POA asks Díhead to re-think fees, costs
By Dwayne Bremer
Feb 15, 2013, 17:22
The Diamondhead Property Owners Association on Thursday asked the city council to reconsider building department fees and other costs associated with residential and commercial development.
The city council met Thursday in a work session to discuss several matters of business. The council could not take any action at the session because it was not a regularly scheduled meeting.
POA Vice-President John Yarborough on Thursday presented the city council a letter from the POA board of directors, saying among other things that Diamondhead's current rate schedule is not in line with other communities on the Gulf Coast.
He also questioned rates with the Diamondhead Water and Sewer District, which is outside the control of the city council.
"This is to advise you of a significant concern that the POA board believes can and will adversely impact our community," Yarborough said. "This concern is in regard to the building permit fees established by the city."
Yarborough said the POA recently researched building fees in several surrounding communities.
The research found that Diamondhead's fees are much higher for building costs.
Based on an evaluation of a $200,000 property, the building permit fee in Diamondhead would be $1,727, the letter said.
In Pass Christian, Gulfport, and Biloxi, the fee would be slightly more than $900 and in Slidell, the fee would only be $361, the letter said.
In addition to higher permit fees, inspection fees in Diamondhead are much higher also, Yarborough said.
Diamondhead has yet to form its own building department. Currently, building issues are being outsourced to local company Carrigee Consulting.
Mayor Chuck Ingraham said the city council is aware of questions regarding the rates and will work to address them.
"We have some concerns," Ingraham said. "We want to make sure that we are not an impediment to development. We want to have our rates in line with what is reasonable."
Councilman Dianne Ackerman said the city council has already begun gathering information and may consider changing the rates.
"We pursued this about three weeks ago," she said. "It is just going to require a little bit of time. If we make a change, it needs to be on solid facts."
City Manager Richard Rose said Friday that the city is looking into commissioning a study to further determine the need for a building department, costs and risk assessments, and other information.
In other business, the council discussed the possibility of creating a "smoke free" ordinance and current rules regarding door-to-door campaigning.
Kim Hart of Mississippi Tobacco Free updated the council on its recent drive to make Diamondhead a smoke free community.
The city has already adopted measures to ban smoking on city property, but the new policy could ban smoking from all businesses and public sites.
Last year, Gulfport enacted a city-wide smoke free ordinance; however, it does allow for special exceptions for some bars and restaurants.
Hart said her group recently held two public forums, but only about 50 people showed up. Her group has also been circulating a petition.
"Most of the comments so far have been for going tobacco free," she said.
Council members did not commit to the idea and said they wanted more public opinion before making a decision.
"We want some more community input," Ingraham said. "We have been getting emails, but I have not received overwhelming comments one way or the other.

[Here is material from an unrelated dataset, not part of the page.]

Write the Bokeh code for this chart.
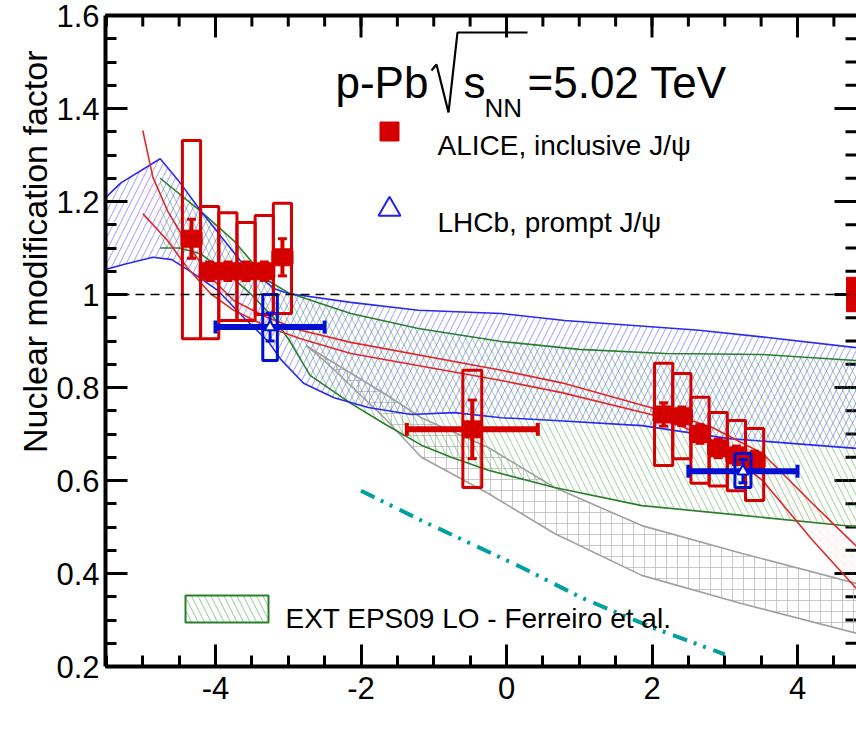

Councilman Hank Holcomb said he would like to prepare a draft of the ordinance and ask the public for comments.
One idea is to use the city's website or "e-blast" to circulate information, officials said.
On the question of door-to-door campaigning, Councilman Ernie Knobloch asked if the current rules restricting it apply since the city has incorporated.
When Diamondhead was formed, covenants attached to properties prohibited outside solicitation and door-to-door campaigning.
During the county elections in 2012, a candidate caught going door-to-door was asked to leave Diamondhead, officials said.
Since then, the POA has transferred all of the roads in the city.
City Attorney Bragg Williams said it would be prudent for the city council to look into the matter for the upcoming city elections.
"Perhaps some research should be done," Williams said. "Restricting political speech can come with consequences. We need to be careful."
Knobloch said he did not mind the current rules against door-to-door campaigning.
"My feeling is we should just go with it the way it is," he said.
One member of the audience also chimed in, saying since all of the candidates are Diamondhead residents, than they all have agreed to the covenants.
"They would probably get less votes anyway if they went door-to-door," he said.
The council will meet again on Tuesday at 1 p.m. The council will first convene at the country club and then recess the meeting to go to city hall at 500 Diamondhead Circle.
Ingraham said that it is necessary because of pre-advertised meeting announcements, but after this month, all meetings will be scheduled at city hall.